Рост числа случаев харассмента вдвое за четверть века тотального господства феминизма в Швеции объясняется не столько тем, что женщинам стало легче признаваться в таких проблемах, сколько тем, что из-за роста нестабильной занятости сильно выросла их зависимость от шефа на работе. А это работает сильнее, чем любые ценности.
Либералы и лево-центристы, сменявшие друг друга у власти продолжали разрушать социальное государство, пафосно рассуждая о гендерном равенстве. Тем временем статистика показывает, что шведские мужчины из среднего класса стали жить в среднем на 6 лет дольше с 1980-го года, а вот беднейшая четверть женщин в стране довольствуется продолжительностью жизни, достигнутой в «консервативную» с моральной точки зрения эпоху социал-демократии.

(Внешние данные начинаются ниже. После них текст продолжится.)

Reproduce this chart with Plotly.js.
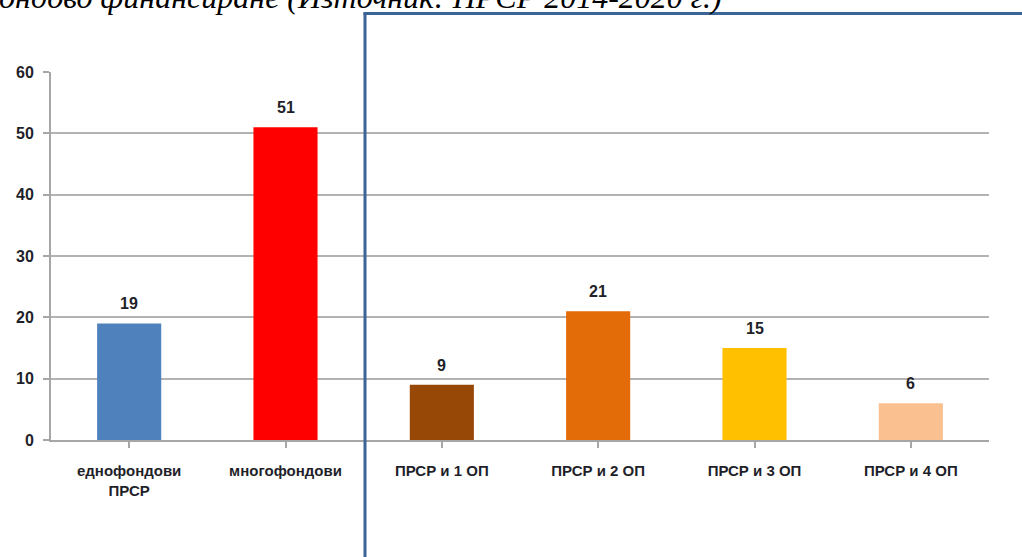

Колдовство не особенно работает – ни в эпоху «Молота ведьм», ни сегодня. Заколдовать реальность с помощью слов, пафосных заклинаний у либеральных прогрессистов не получилось. Миллионы простых женщин на собственном опыте ощущают, что их жизнь становится хуже, а настоящего, не декларативного неравенства в ней все больше.
Превратившись в идеологический фасад неолиберального общества, современный либеральный феминизм стал символом всех его социальных противоречий, лицемерия, коррупции и неравенства. И именно поэтому он теряет популярность даже в своей твердыне, Швеции.
Обывателем, далеким от теоретических дебатов, феминизм воспринимается как карикатурное движение против женской сексуальности, агрессивная борьба с романтическими отношениями; как набор никому не понятных этических требований и череда никому не нужных переименований. Феминистки – это те, кто не бреет подмышек, ненавидят мужчин и требуют вместо слова «автор» требуют применять к ним странное «авторка». И либеральный феминизм внес свой вклад в создание этой карикатурной картины, которая заставляет миллионы женщин отворачиваться от самой идеи равенства.
Пока же, чувствуя куда дует ветер, медийная обслуга элиты спешит обновить обносившийся идеологический гардероб, провозглашая новую моду вместо поизносившегося «феминизма» – моду на консерватизм. Скоро они сделают консерватизм снова великим. И вот тогда и начнется настоящая охота на ведьм.
И чтобы остановить эту реакцию, нужен новый феминизм. Не тоталитарная утопия, которая стремится стереть различия между мужчинами и женщинами, а борьба за социальное равенство биологически разных людей. За равенство, которое одинаково нужно нам всем.